McKinsey & Company has released its fifth edition of Women in the Workplace in partnership with LeanIn.org. This year’s findings show an increase in the number of women in leadership roles at the C-suite level as well companies’ commitment to gender diversity and accountability from senior leaders.

 

This is positive news, considering that the latest data shows the United States as the 28th best country to be a woman, according to Equal Measures 2030 2019 Sustainable Development Goals Gender Index. When it comes specifically to business, there remains a 20 percent gap between men and women in pay.

 

Left Behind: Where Women in Leadership Drop Off

Digging into the McKinsey & Company report, you find that “for every 100 men promoted or hired to manager, only 72 women are promoted and hired.” The gap means that women are being left behind at a significant point in their career: the transition from entry-level to management. While people are familiar with the term “glass ceiling” (the invisible barrier that keeps women from rising to senior level positions), the disparity between men and women in reaching management is referred to as the “broken rung.”

 

Women in Leadership by the Numbers

According to Catalyst, women account for 29 percent of senior management and 87 percent of global businesses have at least one woman in a senior management role.
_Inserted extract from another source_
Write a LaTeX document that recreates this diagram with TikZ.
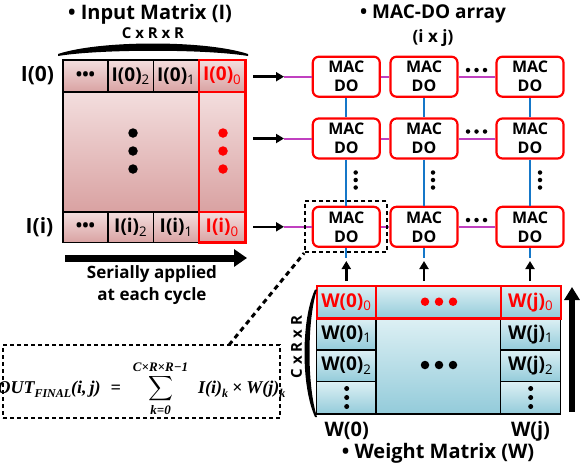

Variations occur based on region - in the United States, 31 percent of senior management roles are held by women as compared to 25 percent in Latin America - and industry, with human resources supplying the largest percentage of women in senior roles at 43 percent.

 

The surprising truth is that there are more men named John than there are women in leadership roles in the United States. Breaking the numbers down even further, white women hold 32.6 percent of the management roles, with Latina (6.2), Black (3.8) and Asian (2.4) filling out the 40 percent.

 

Fixing the Broken Rung

Adding to the issue, many human resource professionals are unaware of the disruption in women’s journey to leadership at this transition point. The McKinsey & Company report also found that HR employees were overly optimistic about when their company would reach parity in leadership; more than half believed parity was within 10 years when, based on numbers, it is decades away.

 

To solve the broken rung and help increase the number of women in leadership, McKinsey & Company recommends five steps:

 

  1. Set a goal for getting more women into first-level management - only 30 percent of companies set targets for female representation at first-level manager as opposed to 41 percent for more senior levels. The Women in the Workplace report recommends increasing these targets and putting targets in place for hiring and promotions.
  2. Require diverse slates for hiring and promotion - similar to setting targets, companies are more likely to require a diverse slate of candidates for more senior level roles. They can remedy this by implementing the requirement for positions at the entry point of management.
  3. Put evaluators through unconscious bias training - though unconscious bias can play a large role in hiring and promotion, many companies do not offer it for employees who evaluate performance reviews for those earlier in their careers. Offering the training can help reduce assumptions about where young potential women leaders are planning to go with their careers.
  4. Establish clear evaluation criteria - by establishing clear standards for judging candidates, companies can effectively determine the best candidates for management.
  5. Put more women in line for the step up to manager - helping women gain both the experience and exposure to position themselves for management is key to elevating the number of women in leadership roles.